> **REQUIREMENT**
Please output every line of the material as it stands, without the pictures.
==*==
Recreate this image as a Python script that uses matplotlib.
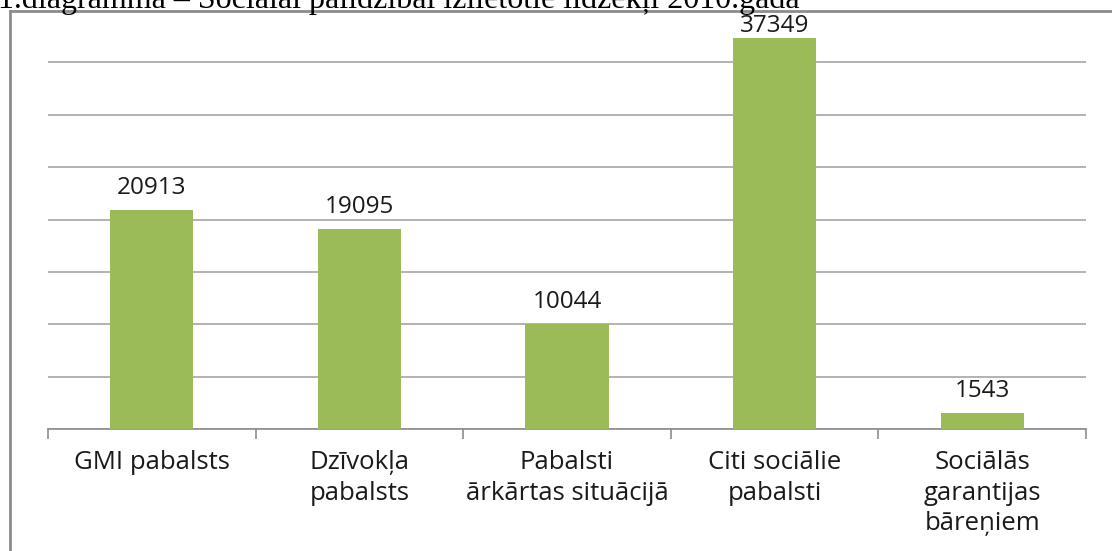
import numpy as np
import matplotlib.pyplot as plt
from matplotlib.lines import Line2D

categories = ["GMI pabalsts", "Dzīvokļa\npabalsts", "Pabalsti\nārkārtas situācijā",
              "Citi sociālie\npabalsti", "Sociālās\ngarantijas\nbāreņiem"]
values = [20913, 19095, 10044, 37349, 1543]
title = "1.diagramma – Sociālai palīdzībai izlietotie līdzekļi 2010.gadā"

bar_color = "#9BBB59"
grid_color = "#A6A6A6"
label_font = ["Open Sans", "DejaVu Sans"]
y_top = 40000

fig = plt.figure(figsize=(11.12, 5.51), dpi=100)
ax_h = (429 - 10) / 551
ax = fig.add_axes([48 / 1112, 122 / 551, (1086 - 48) / 1112, ax_h])

x = np.arange(len(categories))
ax.bar(x, values, width=0.4, color=bar_color, zorder=3)
label_size = 17.5
for xi, v in zip(x, values):
    # like Excel, squeeze the label down when it would leave the plot area
    headroom = (y_top - v) / y_top * ax_h * 5.51 * 72
    off = max(0, min(7, headroom - label_size * 1.15))
    ax.annotate(str(v), (xi, v), xytext=(0, off), textcoords="offset points",
                ha="center", va="bottom", fontsize=label_size, family=label_font,
                color="#1a1a1a", zorder=5)

ax.set_xlim(-0.5, len(categories) - 0.5)
ax.set_ylim(0, y_top)
ax.set_yticks(np.arange(0, y_top, 5000))
ax.yaxis.grid(True, color=grid_color, linewidth=1.2, zorder=0)
ax.tick_params(axis="y", left=False, labelleft=False)

# category boundaries get the tick marks, labels sit in between
ax.set_xticks(np.arange(-0.5, len(categories), 1.0))
ax.set_xticklabels([])
ax.set_xticks(x, minor=True)
ax.set_xticklabels(categories, minor=True, fontsize=18.5, family=label_font,
                   color="#1a1a1a", linespacing=1.3)
ax.tick_params(axis="x", which="major", direction="out", length=7, width=1.2, color="#8C8C8C")
ax.tick_params(axis="x", which="minor", length=0, pad=15)

for side in ["top", "right", "left"]:
    ax.spines[side].set_visible(False)
ax.spines["bottom"].set_color("#8C8C8C")
ax.spines["bottom"].set_linewidth(1.2)
ax.set_axisbelow(True)

# chart border (left and top only, the rest is cropped away)
fig.add_artist(Line2D([10 / 1112, 10 / 1112], [0, 1 - 11 / 551], color="#8C8C8C", linewidth=2,
                      transform=fig.transFigure))
fig.add_artist(Line2D([10 / 1112, 1], [1 - 11 / 551, 1 - 11 / 551], color="#8C8C8C", linewidth=2,
                      transform=fig.transFigure))

fig.text(-2 / 1112, 1 - 8 / 551, title, family=["Liberation Serif", "DejaVu Serif"],
         fontsize=23, va="baseline", ha="left", color="black")

fig.savefig("out.png", dpi=100, facecolor="white")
==*==
> **TASK SOLUTION**
Recreate this image as a Python script that uses matplotlib.
import numpy as np
import matplotlib.pyplot as plt
from matplotlib.lines import Line2D

categories = ["GMI pabalsts", "Dzīvokļa\npabalsts", "Pabalsti\nārkārtas situācijā",
              "Citi sociālie\npabalsti", "Sociālās\ngarantijas\nbāreņiem"]
values = [20913, 19095, 10044, 37349, 1543]
title = "1.diagramma – Sociālai palīdzībai izlietotie līdzekļi 2010.gadā"

bar_color = "#9BBB59"
grid_color = "#A6A6A6"
label_font = ["Open Sans", "DejaVu Sans"]
y_top = 40000

fig = plt.figure(figsize=(11.12, 5.51), dpi=100)
ax_h = (429 - 10) / 551
ax = fig.add_axes([48 / 1112, 122 / 551, (1086 - 48) / 1112, ax_h])

x = np.arange(len(categories))
ax.bar(x, values, width=0.4, color=bar_color, zorder=3)
label_size = 17.5
for xi, v in zip(x, values):
    # like Excel, squeeze the label down when it would leave the plot area
    headroom = (y_top - v) / y_top * ax_h * 5.51 * 72
    off = max(0, min(7, headroom - label_size * 1.15))
    ax.annotate(str(v), (xi, v), xytext=(0, off), textcoords="offset points",
                ha="center", va="bottom", fontsize=label_size, family=label_font,
                color="#1a1a1a", zorder=5)

ax.set_xlim(-0.5, len(categories) - 0.5)
ax.set_ylim(0, y_top)
ax.set_yticks(np.arange(0, y_top, 5000))
ax.yaxis.grid(True, color=grid_color, linewidth=1.2, zorder=0)
ax.tick_params(axis="y", left=False, labelleft=False)

# category boundaries get the tick marks, labels sit in between
ax.set_xticks(np.arange(-0.5, len(categories), 1.0))
ax.set_xticklabels([])
ax.set_xticks(x, minor=True)
ax.set_xticklabels(categories, minor=True, fontsize=18.5, family=label_font,
                   color="#1a1a1a", linespacing=1.3)
ax.tick_params(axis="x", which="major", direction="out", length=7, width=1.2, color="#8C8C8C")
ax.tick_params(axis="x", which="minor", length=0, pad=15)

for side in ["top", "right", "left"]:
    ax.spines[side].set_visible(False)
ax.spines["bottom"].set_color("#8C8C8C")
ax.spines["bottom"].set_linewidth(1.2)
ax.set_axisbelow(True)

# chart border (left and top only, the rest is cropped away)
fig.add_artist(Line2D([10 / 1112, 10 / 1112], [0, 1 - 11 / 551], color="#8C8C8C", linewidth=2,
                      transform=fig.transFigure))
fig.add_artist(Line2D([10 / 1112, 1], [1 - 11 / 551, 1 - 11 / 551], color="#8C8C8C", linewidth=2,
                      transform=fig.transFigure))

fig.text(-2 / 1112, 1 - 8 / 551, title, family=["Liberation Serif", "DejaVu Serif"],
         fontsize=23, va="baseline", ha="left", color="black")

fig.savefig("out.png", dpi=100, facecolor="white")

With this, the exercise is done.